Domestic pressure washers are connected to the mains water supply by a hose attached to an intake valve on the outside of the washer. When the unit is switched on, the motor spins an angled swash plate at over 3,000 revolutions per minute. This swash plate is used to transform circular motion into reciprocating (up and down) motion to drive spring-loaded pistons up and down; it is these pistons that are responsible for drawing water into the contraption.
Every time the wide end of the angled swash plate passes, it pushes down on the top of the pistons, causing them to descend. Conversely, when the thin end of the plate passes, the pistons then rise back up to their original positions. The rising of the pistons draws water into the pump through a one-way valve. Because water cannot be squeezed, when pressure is applied it will always naturally proceed to a zone of lower pressure. Therefore when the piston falls and starts to press down on the water that’s just entered the pump, the liquid must escape through another one-way valve – this time exiting into the outlet hose under a great deal of force.
The high-pressure water travels at speed along the outlet hose until it hits the closed trigger in the gun. Here the water is blocked – and the motor is temporarily interrupted. When the trigger is pulled by the operator, the motor starts up again, channeling a steady jet of high-pressure, high-speed water out through the tiny hole in the nozzle.

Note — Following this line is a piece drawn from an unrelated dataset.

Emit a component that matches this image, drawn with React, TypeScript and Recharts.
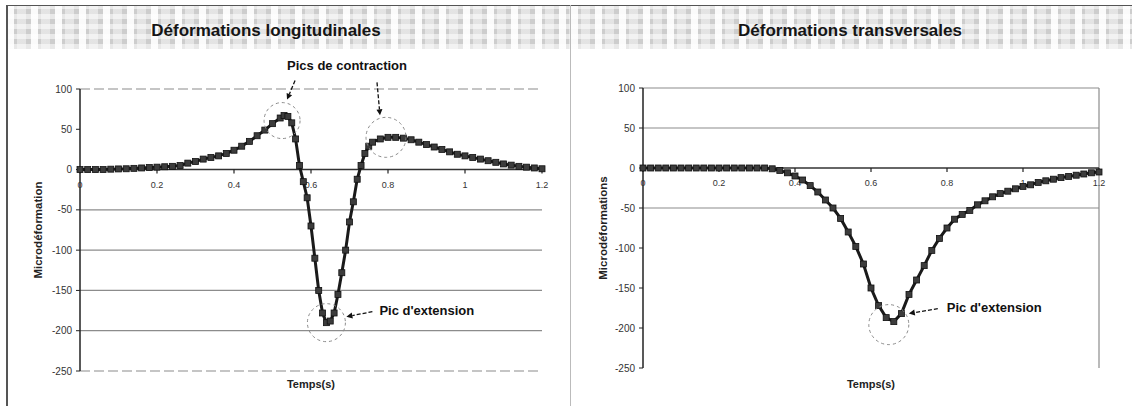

This model from Karcher’s wide range of domestic pressure washers features a reservoir for detergents, which have the added benefit of breaking down the dirt further. It also boasts a water-cooled motor, which helps it perform more efficiently.
As the name suggests, pressure is what drives these machines, but what is it? Pressure is the force applied to a solid, liquid or gas, which causes a substance’s molecules to be squashed. The pump in a pressure washer increases the pressure on the liquid, causing the water molecules to bunch together. Unlike air, however, water cannot be compressed, so the crowding water molecules push against the walls of the container. If the fluid can move, when the pressure increases, the molecules have to move towards any point where the pressure is lower; in the case of the pressure washer that means through the outlet valve. Power washers can bump up the pressure of a typical garden hose by 15-50 times, or even more.
Inside the pressure washer’s pump
Spring-loaded pistons – Powered by the motor, the pump is driven at high speed to draw water in. This one features a three-piston axial flowpump, which works like a suction pump that draws water in through one end and pushes it out of the pump towards the hose.
Electric motor – The pump inside the pressure washer is driven by a motor that is fed by the mains electricity supply. This model from Karcher uses a water-cooled induction motor for extra efficiency.
Outlet hose – Due to the high pressure of water passing out of the machine, this hose must be reinforced with wire mesh and extra layers of plastic. It is fitted with a handheld gun with a trigger (which also activates and deactivates the motor) through which the water can be directed by the user. The jet of high-pressure water shooting out the nozzle is then used to tackle caked-on grime on hard surfaces.
Intake valve – The unit’s intake valve is connected to the mains water supply by a hose. Before it enters the pump, the water supply passes through a fine mesh filter to extract any small particles that could potentially damage the pump.